PORTLAND, Maine — Frigid drizzle and an oppressive fog draped themselves over the city on Monday, obscuring the tops of modest-sized buildings, making fishing boats waver in and out of focus as they chugged between Fort Gorges and the mainland.
Ahh, summertime in Maine, or at least it’s supposed to be.
The damp, unsettled weather is slated to continue all week as one of the rainiest Junes on record comes to an end.
If it doesn’t rain another drop, June 2023 will go down as the ninth rainiest June in recent memory for Portland. So far, this month, the National Weather Service in Gray has recorded 4.72 inches of rain in the city. The average June sees about 3.53 inches.
The wettest June in the last quarter century came in 2006 when 9.18 inches of rain fell from the sky in Portland. The city’s wettest June ever, since records started in 1871, was in 1917 when 10.86 inches of rain were recorded.
Likewise, to date, Bangor has seen 4.89 inches of rain this year, which is well above its total monthly June average of 3.24 inches.

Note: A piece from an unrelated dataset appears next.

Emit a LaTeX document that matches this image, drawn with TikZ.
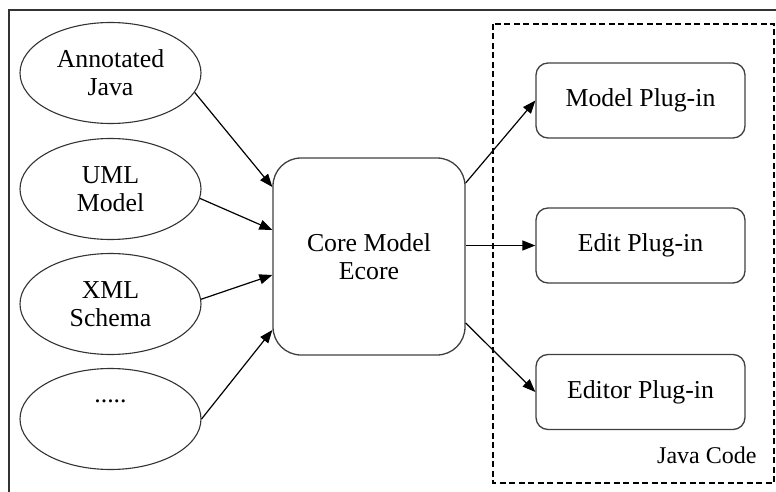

According to the National Weather Service in Caribou, the wettest ever June for the Queen City, since record keeping began in 1953, was in 2006 when 8.10 inches of rain poured from the heavens.
Both Portland and Bangor are averaging at least three degrees cooler per day than a normal June as well.
The weather service is calling for a continual chance of rain between Monday and Friday, the least day of the month, of at least 30 percent in skies over Portland and Bangor.
The current marine forecast sums it up, reading, “Prolonged period of inclement weather with slow moving areas of low pressure pass through the region through this week. This pattern will bring marine fog and stratus with occasional rain showers.”
Maybe summer will start in July this year.